¿Cómo podría explicarnos el Cielo?

Podemos ir adelantando el Cielo aquí en la Tierra: si amamos a Dios, si desterramos el egoísmo u amor propio desordenado, si los triunfos y alegrías de los demás nos dan gusto y no envidia.

Muy difícil tu pregunta (pregunta una chica de 15 años), porque nunca he estado. Los que lo han visto, como san Pablo, dicen: “Ni ojo vio, ni oído oyó, lo que Dios tiene preparado para los que le aman”. No podemos imaginárnoslo porque no es una realidad sensible, a la que estamos acostumbrados por los sentidos (vista, tacto, gusto), sino una realidad espiritual.

De todas formas, la teología permite avanzar unas ideas válidas sobre cómo es el cielo, con base, claro está, en la Biblia. San Pablo es muy claro, en la Epístola a los Corintios, cuando afirma que en el cielo cesarán la fe y la esperanza, pero no la caridad. La ley del cielo, el ambiente del cielo, es la caridad. ¿Qué quiere decir eso? Que vamos a dedicarnos a amar, a amar a Dios y en Dios a los demás. Ver a los demás con los ojos de Dios, quererlos como los quiere Dios.

En este sentido, suelo comentar, en el Cielo sí que habrá “clases sociales”, “desigualdad.” ¿Por qué? Quienes más hayan amado a Dios en esta vida, más capacidad de amarlo tendrán después en el Cielo. Estarán más cerca de Dios los santos que más lo hayan querido: san José, san Juan, santa Teresita, san Juan Pablo II, san Josemaría, santa Teresa de Calcuta y un largo etcétera. Quien se salve en el último minuto, después de una vida desordenada, alcanzará el cielo por Misericordia de Dios (en realidad, todos los que lleguemos –espero encontrarme entre ellos– lo tendremos por su Misericordia), pero su capacidad de amar a Dios será mucho más pequeña que la de quien toda su vida cultivó el amor a Dios. La que está más cerca de Dios, quien es modelo de la Iglesia y sobrepasa a todos los santos, es la Virgen. Todos están en el mismo Cielo, pero la capacidad de Dios que tiene cada uno será diferente.

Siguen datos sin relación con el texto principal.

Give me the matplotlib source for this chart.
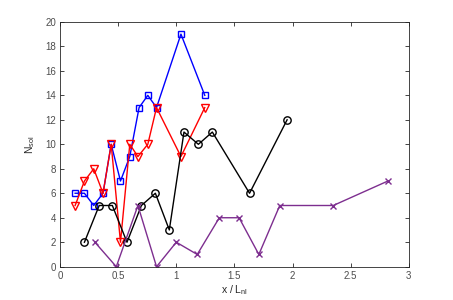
import matplotlib
matplotlib.use("Agg")
import matplotlib.pyplot as plt

plt.rcParams['font.family'] = ['Liberation Sans', 'DejaVu Sans']

blue_x = [0.13, 0.21, 0.29, 0.37, 0.44, 0.52, 0.60, 0.68, 0.755, 0.83, 1.04, 1.245]
blue_y = [6, 6, 5, 6, 10, 7, 9, 13, 14, 13, 19, 14]

red_x = [0.13, 0.21, 0.29, 0.37, 0.44, 0.52, 0.60, 0.67, 0.755, 0.83, 1.04, 1.245]
red_y = [5, 7, 8, 6, 10, 2, 10, 9, 10, 13, 9, 13]

black_x = [0.21, 0.337, 0.45, 0.576, 0.70, 0.82, 0.94, 1.066, 1.19, 1.31, 1.63, 1.953]
black_y = [2, 5, 5, 2, 5, 6, 3, 11, 10, 11, 6, 12]

purple_x = [0.30, 0.484, 0.67, 0.83, 1.00, 1.18, 1.37, 1.54, 1.71, 1.89, 2.35, 2.82]
purple_y = [2, 0, 5, 0, 2, 1, 4, 4, 1, 5, 5, 7]

xticks = [0, 0.5, 1, 1.5, 2, 2.5, 3]
xticklabels = ['0', '0.5', '1', '1.5', '2', '2.5', '3']
yticks = list(range(0, 21, 2))

fig = plt.figure(figsize=(4.53, 3.0), dpi=100)
ax = fig.add_axes([0.1325, 0.111, 0.770, 0.816])

purple = (0.49, 0.18, 0.56)
ax.plot(blue_x, blue_y, color='blue', marker='s', ms=4.3, mfc='none', mew=1, lw=1)
ax.plot(red_x, red_y, color='red', marker='v', ms=5.5, mfc='none', mew=1, lw=1)
ax.plot(black_x, black_y, color='black', marker='o', ms=5.3, mfc='none', mew=1, lw=1)
ax.plot(purple_x, purple_y, color=purple, marker='x', ms=4, mew=1, lw=1)

ax.set_xlim(0, 3)
ax.set_ylim(0, 20)
ax.set_xticks(xticks)
ax.set_xticklabels(xticklabels)
ax.set_yticks(yticks)

gray = (0.15, 0.15, 0.15)
for s in ax.spines.values():
    s.set_color(gray)
    s.set_linewidth(0.6)
ax.tick_params(direction='in', length=3, width=0.6, colors=gray, labelsize=7,
               top=True, right=True, pad=3)
for lab in ax.get_xticklabels() + ax.get_yticklabels():
    lab.set_color((0.3, 0.3, 0.3))

ax.set_xlabel(r'x / L$_{\mathregular{nl}}$', fontsize=7.5, color=gray, labelpad=2)
ax.set_ylabel(r'N$_{\mathregular{sol}}$', fontsize=7.5, color=gray, labelpad=6)

fig.savefig('out.png', dpi=100)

Ahora bien, precisamente porque en el Cielo impera la caridad, el amor a Dios, a los demás y a uno mismo ordenadamente, no habrá envidias ni comparaciones. Es decir, parte del premio y de la alegría del que se salvó por un pelito, quizá por las avemarías que de niño rezó, teniendo después una vida disoluta y perversa, arrepintiéndose por intercesión de la Virgen en el último segundo, parte de su premio, decía, será ver la gloria que alcanzan los demás en el Cielo.

Es decir, al imperar la caridad, en el Cielo reina una absoluta comunión. Todos estaremos profundamente unidos; los bienes de los demás, en cierta forma serán míos, me producirán gozo, alegría, no recelo ni envidia. No me compararé con los otros, me alegraré con sus dones, que me llevarán a dar más gloria a Dios, y aumentarán mi felicidad, no la empañarán.

El Cielo es, entonces, un misterio de profunda comunión, de profunda fraternidad, donde recuperaremos, purificados de toda ganga de egoísmo, los amores nobles que hayamos cultivado aquí en la Tierra, potenciados y ennoblecidos por el amor a Dios. En Dios amaremos a nuestros padres, hermanos, amigos y amores de la Tierra. La alegría y el gozo de mi hermano aumentarán los míos. 

Por eso, podemos ir adelantando el Cielo aquí en la Tierra: si amamos a Dios, si desterramos el egoísmo u amor propio desordenado, si los triunfos y alegrías de los demás nos dan gusto y no envidia, si en nuestro interior reina la paz y nos sentidos unidos a quienes nos rodean, de alguna forma anticipamos el Cielo, lo pregustamos. Para eso sirve la vida espiritual, vida interior o vida sobrenatural. A eso conduce, o a eso debería conducir, y si no lo hace, no es auténtica. Me lleva a ver lo bueno de los demás y a sufrir con sus dolores y sus miserias; no produce nunca un celo amargo o fastidio porque no hacen las cosas bien. Por el contrario, los errores y faltas de los demás me llevan a rezar por ellos, a comprenderlos e intentar ayudarlos. Es decir, a verlos como los ve Dios, con sus capacidades y posibilidades, no a juzgarlos crudamente.